Uma vez tornado hegemônico esse modelo, a ocupação de novas áreas se deu numa velocidade incrível. A derrubada da floresta e retirada da cobertura vegetal do Cerrado, por exemplo, aconteceu praticamente em 30 anos. E é o mesmo movimento que está avançando no desmatamento e ocupação da Amazônia – processos muito mais rápidos do que a derrubada da Mata Atlântica, em que sobra 7% da cobertura vegetal original, e mesmo da Caatinga, que tem tudo a ver com a situação de região semiárida que conhecemos hoje.
E como avançar num projeto de país em que a justiça socioambiental seja garantida e em que a preservação da biodiversidade seja uma prioridade?
Vou destacar apenas três caminhos.
O primeiro é desenvolver uma consciência e uma cultura de convivência com cada um dos sete biomas existentes no Brasil, nas áreas rurais e urbanas. Cada bioma é um berço vivo e fonte de vida. A existência da biodiversidade criada pela Terra, em sua longa história, se dá de forma diferente em cada bioma, já que o clima, o regime de chuvas, os solos, a cobertura vegetal, as águas na superfície e no subsolo, os seres vivos das águas, do solo e dos ecossistemas locais, são característicos daquele bioma. E os próprios povos que neles vivem desenvolvem conhecimentos, modos de ser e de agir, hábitos culturais e espirituais influenciados pelas condições de vida que o berço criado pela Mãe Terra apresenta.
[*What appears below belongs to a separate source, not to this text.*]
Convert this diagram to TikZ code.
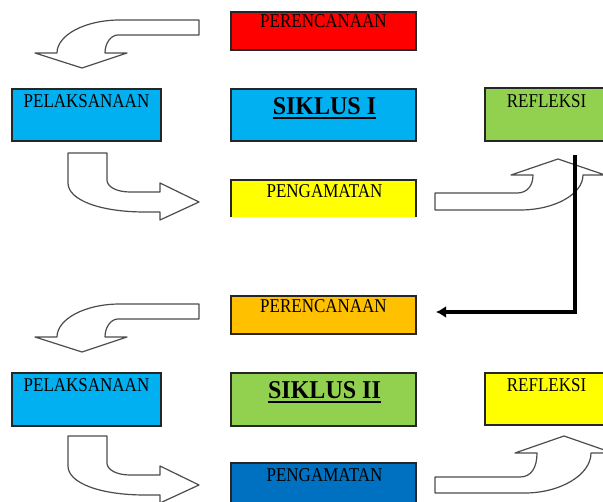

Isso é impossível de ser alcançado com o regime de propriedade sem limites e defendida como algo sagrado na legislação. O sistema de produção agroindustrial manteve e agravou o sistema de latifúndios implantado desde o início da colonização europeia. Será necessária a mudança não apenas na legislação, e sim na democratização do acesso à terra. Com isso, haverá condições de ser tornar hegemônica a forma agroecológica de cultivar os solos, em áreas individuais ou coletivas cuidadas com carinho, com diálogo entre florestas e áreas cultivadas, valorizando a diversidade e não as monoculturas.
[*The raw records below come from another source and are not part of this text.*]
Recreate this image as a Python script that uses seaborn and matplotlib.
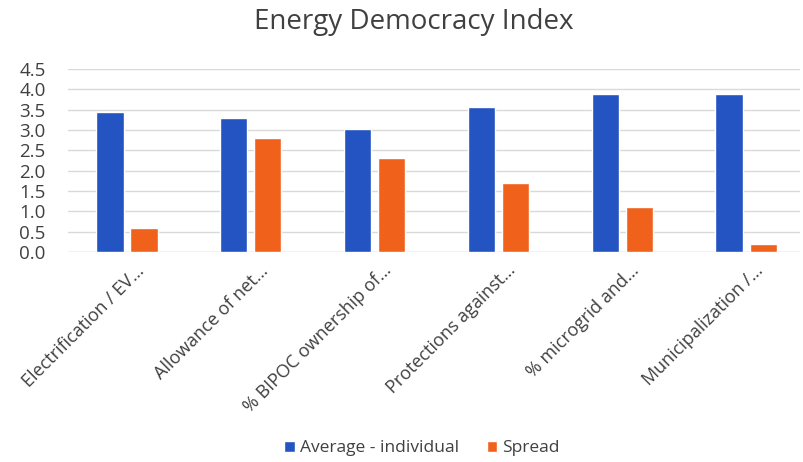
import pandas as pd
import matplotlib
matplotlib.use("Agg")
import matplotlib.pyplot as plt
import matplotlib.transforms as mtransforms
import seaborn as sns
from matplotlib.patches import Patch

# ── 数据 ──────────────────────────────────────────────
categories = ["Electrification / EV…", "Allowance of net…", "% BIPOC ownership of…",
              "Protections against…", "% microgrid and…", "Municipalization /…"]
series_names = ["Average - individual", "Spread"]
average_vals = [3.45, 3.3, 3.02, 3.56, 3.88, 3.88]
spread_vals = [0.6, 2.8, 2.3, 1.7, 1.1, 0.2]
y_ticks = [0.0, 0.5, 1.0, 1.5, 2.0, 2.5, 3.0, 3.5, 4.0, 4.5]

BLUE = "#2453C2"
ORANGE = "#F0621C"

df = pd.DataFrame({
    "category": categories * 2,
    "series": [series_names[0]] * len(categories) + [series_names[1]] * len(categories),
    "value": average_vals + spread_vals,
})

sns.set_theme(style="white")
plt.rcParams["font.family"] = ["Open Sans", "DejaVu Sans"]

fig = plt.figure(figsize=(8.04, 4.62), dpi=100)
ax = fig.add_axes([68 / 804, 1 - 252 / 462, (800 - 68) / 804, (252 - 69) / 462])

sns.barplot(data=df, x="category", y="value", hue="series",
            palette=[BLUE, ORANGE], width=0.55, gap=0.2,
            saturation=1, ax=ax, legend=False)

ax.set_ylim(0, 4.5)
ax.set_xlim(-0.476, 5.435)
ax.set_yticks(y_ticks)
ax.set_yticklabels([f"{v:.1f}" for v in y_ticks], fontsize=13.5, color="#404040")
ax.yaxis.grid(True, color="#D9D9D9", linewidth=1)
ax.set_axisbelow(True)
for s in ax.spines.values():
    s.set_visible(False)
ax.axhline(0, color="#D9D9D9", linewidth=1, zorder=0)
ax.tick_params(axis="y", length=0, pad=16)
ax.tick_params(axis="x", length=0, pad=4)
ax.set_xlabel("")
ax.set_ylabel("")
ax.set_xticks(range(len(categories)))
ax.set_xticklabels(categories, rotation=45, ha="right", rotation_mode="anchor",
                   fontsize=13, color="#404040")
# 标签整体略向右偏
shift = mtransforms.ScaledTranslation(8 / 100, -4 / 100, fig.dpi_scale_trans)
for lab in ax.get_xticklabels():
    lab.set_transform(lab.get_transform() + shift)

fig.text(0.515, 0.952, "Energy Democracy Index", ha="center", va="center",
         fontsize=20, color="#404040")

handles = [Patch(facecolor=BLUE, label=series_names[0]),
           Patch(facecolor=ORANGE, label=series_names[1])]
fig.legend(handles=handles, loc="center", bbox_to_anchor=(0.525, 0.03), ncol=2,
           frameon=False, fontsize=12.5, handlelength=0.6, handleheight=0.6,
           handletextpad=0.3, columnspacing=1.6, labelcolor="#404040")

fig.savefig("out.png", dpi=100)
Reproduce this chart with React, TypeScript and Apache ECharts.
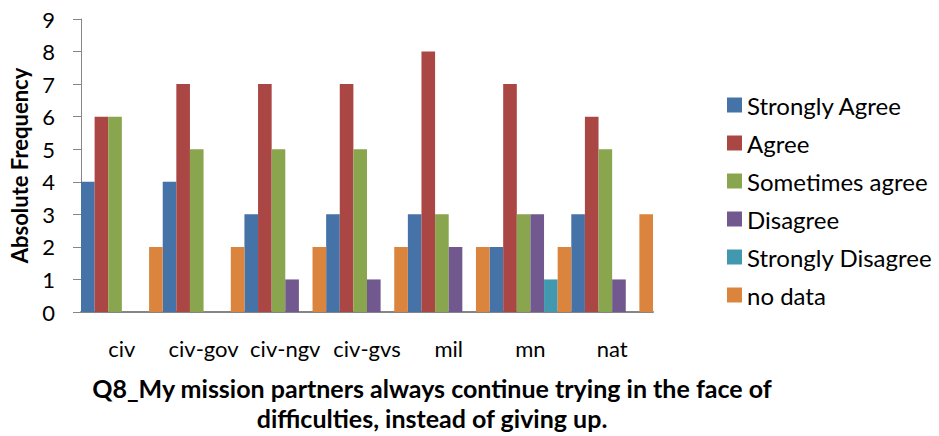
import React, { useEffect, useRef } from "react";
import * as echarts from "echarts";

const categories = ["civ", "civ-gov", "civ-ngv", "civ-gvs", "mil", "mn", "nat"];
const seriesNames = ["Strongly Agree", "Agree", "Sometimes agree", "Disagree", "Strongly Disagree", "no data"];
const stronglyAgree = [4, 4, 3, 3, 3, 2, 3];
const agree = [6, 7, 7, 7, 8, 7, 6];
const sometimesAgree = [6, 5, 5, 5, 3, 3, 5];
const disagree = [0, 0, 1, 1, 2, 3, 1];
const stronglyDisagree = [0, 0, 0, 0, 0, 1, 0];
const noData = [2, 2, 2, 2, 2, 2, 3];
const colors = ["#4572A7", "#AA4643", "#89A54E", "#71588F", "#4198AF", "#DB843D"];
const titleLines = ["Q8_My mission partners always continue trying in the face of", "difficulties, instead of giving up."];

const FONT = "Lato, 'Open Sans', sans-serif";

export default function App() {
  const ref = useRef<HTMLDivElement>(null);
  useEffect(() => {
    if (!ref.current) return;
    const chart = echarts.init(ref.current, null, { renderer: "svg" });
    const allData = [stronglyAgree, agree, sometimesAgree, disagree, stronglyDisagree, noData];
    chart.setOption({
      animation: false,
      textStyle: { fontFamily: FONT },
      title: {
        text: titleLines.join("\n"),
        left: 432,
        top: 373,
        padding: 0,
        textAlign: "center",
        textStyle: { fontFamily: FONT, fontSize: 25, fontWeight: "bold", color: "#000", lineHeight: 30 },
      },
      legend: {
        orient: "vertical",
        left: 722,
        top: 88,
        itemWidth: 15,
        itemHeight: 15,
        itemGap: 14,
        icon: "rect",
        textStyle: { fontFamily: FONT, fontSize: 24, color: "#000", lineHeight: 24 },
        data: seriesNames,
      },
      grid: { left: 80, right: 286, top: 19, bottom: 124, containLabel: false },
      xAxis: {
        type: "category",
        data: categories,
        axisLine: { lineStyle: { color: "#868686", width: 2 } },
        axisTick: { show: false },
        axisLabel: { fontFamily: FONT, fontSize: 22, color: "#000", margin: 25, interval: 0 },
      },
      yAxis: {
        type: "value",
        min: 0,
        max: 9,
        interval: 1,
        name: "Absolute Frequency",
        nameLocation: "middle",
        nameGap: 51,
        nameTextStyle: { fontFamily: FONT, fontSize: 22, fontWeight: "bold", color: "#000" },
        axisLine: { show: true, lineStyle: { color: "#868686", width: 1 } },
        axisTick: { show: true, length: 8, lineStyle: { color: "#868686" } },
        splitLine: { show: false },
        axisLabel: { fontFamily: FONT, fontSize: 22, color: "#000", margin: 26 },
      },
      series: seriesNames.map((name, i) => ({
        name,
        type: "bar",
        data: allData[i],
        barGap: "0%",
        barCategoryGap: "0%",
        itemStyle: { color: colors[i] },
      })),
    });
    return () => chart.dispose();
  }, []);
  return (
    <div
      ref={ref}
      style={{ position: "absolute", left: 0, top: 0, width: 939, height: 436, background: "#fff" }}
    />
  );
}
Por fim, é absolutamente necessário desenvolver um processo reeducativo das relações dos seres humanos com a Mãe Terra. Isso demanda um processo de crítica da cultura ocidental dominante entre nós, que tem como um de seus fundamentos a separação entre a razão humana e a natureza, vista apenas matéria, a ser dominada e colocado a serviço dos seres humanos com o uso da ciência. Essa separação, instrumentalizada e radicalizada pelo capitalismo, nos levou à destruição das condições de vida em que nos encontramos. Essa reeducação deverá religar as pessoas, comunidades e povos com seus biomas, dialogando e convivendo com toda a diversidade de seres vivos. Ela nos levará a evitar a adaptação ao que foi destruído, e nos levará a recriar florestas, a recuperar nascentes, a cuidar de córregos e rios, a produzir energia através de relações locais com o sol, os ventos, a biomassa.